The 16-bit era of gaming saw its fair share of innovation, but it also saw quite a bit of stagnation. I get the sense that a lot of developers used the powerful hardware to create the games they wish they could have made on the NES, free of the constraints of memory limits, two buttons, limited color palettes, etc. Which means we saw a lot of action-platformers in particular that do little to innovate in terms of gameplay mechanics - they're really just enhanced NES games. Which isn't a terrible thing. The increased power meant that a greater emphasis was placed on a game's setting and character. Or we might say that developers were forced to give their mediocre games a more distinct flavor, because they could no longer rely on the abstraction they could get away with on the NES and Master System.

Greendog is one such game. At its core, it does very little to differentiate itself from other games of the genre - you use a projectile (in this case, a sort of returning frisbee) to fight off the enemies, advance (mostly) left to right, pick up power-ups and health, and use tremendous leaping abilities to avoid obstacles. Hey - there's nothing wrong with that kind of standard action-platforming; there's a reason half of the 8- and 16-bit systems used it. But no one's going to making any remarks about Greendog's gameplay anytime soon, that's for sure. It's not particularly compelling; it isn't controller-throwing frustrating or unfair; it just sort of exists.

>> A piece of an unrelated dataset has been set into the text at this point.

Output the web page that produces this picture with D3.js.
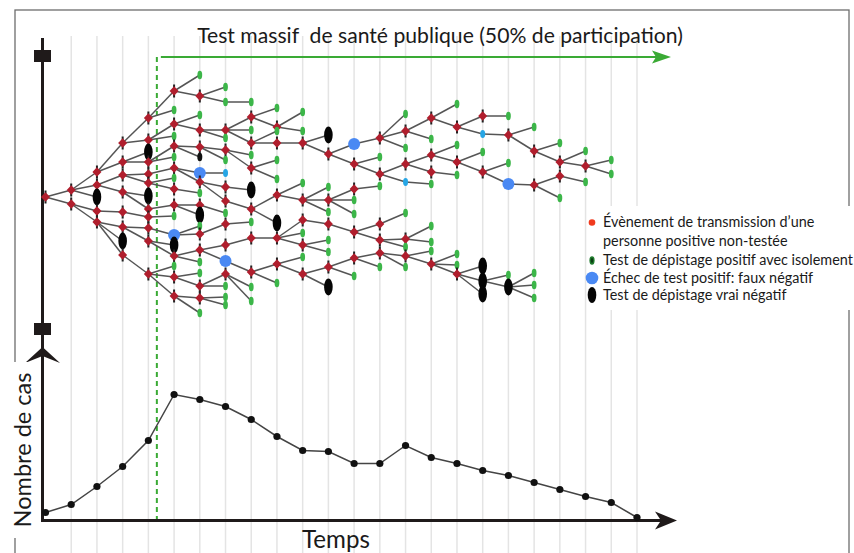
<!DOCTYPE html>
<html><head><meta charset="utf-8">
<script src="https://cdn.jsdelivr.net/npm/d3@7"></script>
<style>body{margin:0;background:#fff}svg{display:block}</style>
</head><body>
<script>
// ---------- DATA ----------
const timeSteps = [0,1,2,3,4,5,6,7,8,9,10,11,12,13,14,15,16,17,18,19,20,21,22,23];
const caseCounts = [8,16,34,54,80,126,121,114,101,84,70,69,57,57,75,63,57,50,45,38,31,24,18,3];
const testStart = 4.33; // time index where mass testing starts
const titleText = "Test massif  de santé publique (50% de participation)";
const yAxisLabel = "Nombre de cas";
const xAxisLabel = "Temps";
const legendLabels = [
  ["Évènement de transmission d’une","personne positive non-testée"],
  ["Test de dépistage positif avec isolement"],
  ["Échec de test positif: faux négatif"],
  ["Test de dépistage vrai négatif"]
];
const legendTypes = ["R","G","B","K"];
// R: transmission, G: positive test + isolation, B: false negative, b: small false negative,
// K: true negative, k: small true negative
// [time step, level, type, parent level in previous step]
const treeNodes = [
[0,197,'R',null],
[1,190,'R',197],[1,204,'R',197],
[2,172,'R',190],[2,185,'R',190],[2,197,'K',190],[2,211,'R',204],[2,222,'R',204],
[3,143,'R',172],[3,162,'R',172],[3,175,'R',185],[3,192,'R',185],[3,212,'R',211],[3,227,'R',222],[3,241,'K',222],[3,255,'R',222],
[4,118,'R',143],[4,140,'R',143],[4,152,'K',162],[4,162,'R',162],[4,174,'R',175],[4,183,'R',175],[4,196,'K',192],[4,209,'R',192],[4,217,'R',212],[4,228,'R',227],[4,241,'R',227],[4,274,'R',255],
[5,91,'R',118],[5,110,'G',118],[5,124,'R',140],[5,136,'G',140],[5,146,'R',162],[5,157,'G',162],[5,168,'R',174],[5,178,'G',183],[5,189,'R',183],[5,205,'R',209],[5,216,'G',217],[5,235,'B',228],[5,245,'K',241],[5,256,'R',241],[5,266,'G',274],[5,277,'R',274],[5,296,'R',274],
[6,75,'G',91],[6,96,'R',91],[6,115,'G',124],[6,130,'R',124],[6,147,'R',146],[6,157,'k',146],[6,173,'B',168],[6,182,'R',168],[6,193,'G',189],[6,205,'R',205],[6,215,'K',205],[6,226,'G',235],[6,234,'R',235],[6,250,'R',256],[6,262,'G',256],[6,273,'G',277],[6,286,'R',277],[6,298,'R',296],[6,313,'G',296],
[7,87,'G',96],[7,102,'G',96],[7,130,'R',130],[7,138,'G',130],[7,150,'R',147],[7,160,'G',147],[7,173,'b',173],[7,187,'R',182],[7,201,'R',182],[7,213,'G',205],[7,224,'R',234],[7,245,'R',250],[7,261,'B',250],[7,274,'R',286],[7,286,'G',286],[7,297,'G',298],[7,305,'G',298],
[8,102,'G',102],[8,117,'R',130],[8,130,'G',130],[8,143,'R',130],[8,155,'G',150],[8,168,'R',150],[8,190,'K',187],[8,209,'R',201],[8,222,'G',224],[8,238,'R',245],[8,272,'R',261],[8,287,'G',274],[8,301,'G',274],
[9,108,'G',117],[9,127,'R',117],[9,131,'G',143],[9,143,'R',143],[9,160,'G',168],[9,179,'G',168],[9,195,'R',209],[9,223,'K',209],[9,238,'R',238],[9,264,'R',272],[9,283,'G',272],
[10,112,'G',127],[10,131,'G',127],[10,143,'R',143],[10,183,'G',195],[10,200,'R',195],[10,220,'R',238],[10,233,'G',238],[10,245,'R',238],[10,257,'G',264],[10,274,'R',264],
[11,135,'K',143],[11,154,'R',143],[11,187,'G',200],[11,200,'R',200],[11,212,'G',200],[11,224,'R',220],[11,240,'G',245],[11,252,'G',245],[11,267,'R',274],[11,287,'K',274],
[12,144,'B',154],[12,164,'R',154],[12,189,'R',200],[12,200,'G',200],[12,214,'G',200],[12,232,'R',224],[12,258,'R',267],[12,276,'G',267],
[13,138,'R',144],[13,157,'G',164],[13,174,'R',164],[13,186,'G',189],[13,224,'R',232],[13,240,'R',232],[13,253,'R',258],[13,267,'G',258],
[14,114,'G',138],[14,131,'R',138],[14,148,'G',138],[14,164,'R',174],[14,182,'b',174],[14,213,'G',224],[14,239,'R',240],[14,247,'G',240],[14,256,'R',253],[14,267,'G',253],
[15,118,'R',131],[15,139,'G',131],[15,155,'R',164],[15,172,'R',164],[15,184,'G',182],[15,226,'G',239],[15,242,'G',239],[15,251,'G',256],[15,264,'R',256],
[16,104,'G',118],[16,127,'R',118],[16,145,'G',155],[16,162,'R',155],[16,175,'G',172],[16,254,'G',264],[16,265,'G',264],[16,274,'R',264],
[17,116,'R',127],[17,134,'b',127],[17,152,'G',162],[17,172,'R',162],[17,266,'K',274],[17,281,'K',274],[17,294,'K',274],
[18,116,'G',116],[18,135,'R',134],[18,163,'G',172],[18,184,'B',172],[18,275,'G',281],[18,287,'K',281],
[19,127,'G',135],[19,151,'R',135],[19,185,'R',184],[19,273,'G',287],[19,285,'G',287],[19,298,'G',287],
[20,143,'G',151],[20,162,'R',151],[20,176,'R',185],[20,198,'G',185],
[21,151,'G',162],[21,166,'R',162],[21,182,'G',176],
[22,160,'G',166],[22,174,'G',166]
];

// ---------- DRAW ----------
const W = 854, H = 553;
const svg = d3.select("body").append("svg").attr("width", W).attr("height", H)
  .style("font-family", "Lato, 'Open Sans', sans-serif");

const x = d3.scaleLinear().domain([0, 23]).range([45.5, 637]);
const yCases = d3.scaleLinear().domain([0, 130]).range([520.5, 390.5]);
const yTree = d3.scaleLinear().domain([60, 320]).range([60, 320]);

// frame
svg.append("rect").attr("x", 15).attr("y", 10).attr("width", 834).attr("height", 600)
  .attr("fill", "none").attr("stroke", "#6d6d6d").attr("stroke-width", 1.3);

// grid
svg.append("g").selectAll("line").data(timeSteps.slice(1)).join("line")
  .attr("x1", d => x(d)).attr("x2", d => x(d)).attr("y1", 36).attr("y2", H)
  .attr("stroke", "#e4e4e4").attr("stroke-width", 1.5);

// legend background (covers grid)
svg.append("rect").attr("x", 588).attr("y", 206).attr("width", 266).attr("height", 104).attr("fill", "#fff");

// mass test markers
const green = "#3aaa35";
svg.append("line").attr("x1", x(testStart)).attr("x2", x(testStart)).attr("y1", 57).attr("y2", 520)
  .attr("stroke", green).attr("stroke-width", 2).attr("stroke-dasharray", "5,4");
svg.append("line").attr("x1", x(testStart) + 4).attr("x2", 660).attr("y1", 57).attr("y2", 57)
  .attr("stroke", green).attr("stroke-width", 2.2);
svg.append("path").attr("d", "M671,57 L652,50.5 L656,57 L652,63.5 Z").attr("fill", green);

// title
function fit(sel, width) {
  sel.style("font-size", "20px");
  const l = sel.node().getComputedTextLength();
  sel.style("font-size", (20 * width / l) + "px");
}
const title = svg.append("text").attr("x", 440).attr("y", 43).attr("text-anchor", "middle")
  .style("white-space", "pre").attr("fill", "#1a1a1a").text(titleText);
fit(title, 486);

// axes
const ink = "#1f1a1a";
svg.append("line").attr("x1", 42.5).attr("x2", 42.5).attr("y1", 38).attr("y2", 521.5).attr("stroke", ink).attr("stroke-width", 3);
svg.append("line").attr("x1", 41).attr("x2", 664).attr("y1", 520.5).attr("y2", 520.5).attr("stroke", ink).attr("stroke-width", 3);
svg.append("path").attr("d", "M677,520.5 L655,511.5 L661,520.5 L655,529.5 Z").attr("fill", ink);
svg.append("path").attr("d", "M42.5,347 L25,363 L42.5,356 L60,363 Z").attr("fill", ink);
svg.append("rect").attr("x", 34).attr("y", 50).attr("width", 17).attr("height", 12).attr("fill", ink);
svg.append("rect").attr("x", 34).attr("y", 323).attr("width", 17).attr("height", 12).attr("fill", ink);

// axis labels
svg.append("rect").attr("x", 8).attr("y", 362).attr("width", 30).attr("height", 176).attr("fill", "#fff");
const yl = svg.append("text").attr("transform", "translate(31,450) rotate(-90)").attr("text-anchor", "middle")
  .attr("fill", "#1a1a1a").text(yAxisLabel);
fit(yl, 155);
const xl = svg.append("text").attr("x", 336).attr("y", 548).attr("text-anchor", "middle")
  .attr("fill", "#1a1a1a").text(xAxisLabel);
fit(xl, 68);

// tree edges
const byKey = new Map(treeNodes.map(n => [n[0] + ":" + n[1], n]));
const edges = treeNodes.filter(n => n[3] !== null).map(n => [byKey.get((n[0] - 1) + ":" + n[3]), n]).filter(e => e[0]);
svg.append("g").selectAll("line").data(edges).join("line")
  .attr("x1", e => x(e[0][0])).attr("y1", e => yTree(e[0][1]))
  .attr("x2", e => x(e[1][0])).attr("y2", e => yTree(e[1][1]))
  .attr("stroke", "#555").attr("stroke-width", 1.5);

// tree nodes
function drawNode(g, type) {
  if (type === "R") {
    g.append("line").attr("x1", 0).attr("x2", 0).attr("y1", -6.5).attr("y2", 6.5).attr("stroke", "#222").attr("stroke-width", 2);
    g.append("path").attr("d", "M0,-4.8 L4.5,0 L0,4.8 L-4.5,0 Z").attr("fill", "#b01e2d");
  } else if (type === "G") {
    g.append("ellipse").attr("rx", 2.4).attr("ry", 4.2).attr("fill", "#3cb649");
  } else if (type === "B") {
    g.append("circle").attr("r", 6).attr("fill", "#4a89f3");
  } else if (type === "b") {
    g.append("ellipse").attr("rx", 2.5).attr("ry", 4).attr("fill", "#27a6e5");
  } else if (type === "K") {
    g.append("ellipse").attr("rx", 4.3).attr("ry", 8.5).attr("fill", "#050505");
  } else if (type === "k") {
    g.append("ellipse").attr("rx", 2.5).attr("ry", 4.2).attr("fill", "#111");
  }
}
svg.append("g").selectAll("g").data(treeNodes).join("g")
  .attr("transform", d => `translate(${x(d[0])},${yTree(d[1])})`)
  .each(function (d) { drawNode(d3.select(this), d[2]); });

// legend
const lg = svg.append("g");
const rows = [222.5, 260.5, 278, 295];
legendLabels.forEach((lines, i) => {
  const t = legendTypes[i];
  const g = lg.append("g").attr("transform", `translate(592,${rows[i]})`);
  if (t === "R") g.append("circle").attr("r", 3.3).attr("fill", "#f03a1e");
  if (t === "G") { g.append("ellipse").attr("rx", 2.6).attr("ry", 4.2).attr("fill", "#1f7a2c"); g.append("ellipse").attr("rx", 1.2).attr("ry", 2.4).attr("fill", "#0b3d14"); }
  if (t === "B") g.append("circle").attr("r", 6.3).attr("fill", "#4a89f3");
  if (t === "K") g.append("ellipse").attr("rx", 4.3).attr("ry", 8).attr("fill", "#050505");
  lines.forEach((s, j) => {
    const tx = lg.append("text").attr("x", 603).attr("y", rows[i] + 4.5 + j * 19).attr("fill", "#1a1a1a").text(s);
    tx.style("font-size", "13.6px");
  });
});
const probe = lg.selectAll("text").filter(function () { return this.textContent === legendLabels[1][0]; });
const pl = probe.node().getComputedTextLength();
lg.selectAll("text").style("font-size", (13.6 * 250 / pl) + "px");

// case counts
svg.append("path").datum(caseCounts)
  .attr("d", d3.line().x((d, i) => x(timeSteps[i])).y(d => yCases(d)))
  .attr("fill", "none").attr("stroke", "#444").attr("stroke-width", 1.5);
svg.append("g").selectAll("circle").data(caseCounts).join("circle")
  .attr("cx", (d, i) => x(timeSteps[i])).attr("cy", d => yCases(d)).attr("r", 3.6).attr("fill", "#111");
</script>
</body></html>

Ah, but the game's unique flavor - there's something to talk about, because I'm not sure of many games that can compare. Our titular hero, a beach bum surfer straight out of 1992, is tasked with finding some doodads scattered across the Caribbean. It's this setting that really stands out - levels include tropical jungles, Mayan temples, beaches. In the rare case that this setting is used in games, it's usually with an archeological bent, ala Pitfall. A few levels are urban, which is even more rare in gaming. A few others are scattered in - some frustrating (but brief) skateboarding levels (naturally), and a kind of bonus level where Greendog uses his "pedal-copter" to get between islands.

I can't even find muster enough spite for the game's pair of terrible underwater levels. The game just exudes a dopey, good-time vibe that makes it hard to hate. The gameplay itself is perfectly appropriate - Greendog strolls, not walks, and the pacing of each level could best be described as "languid." The music is perfectly matched - a truly excellent calypso soundtrack that does an admirable job of hiding the console's sound limitations. It's worth checking out - the gameplay will be forgotten in less than a day's time, but the unique vibe will linger.

A Game Gear port was also released a year later. It's little more than a pointless exercise in showing off the system's visual superiority over the Game Boy, all at the expense of playability. You know, like 75% of Game Gear releases.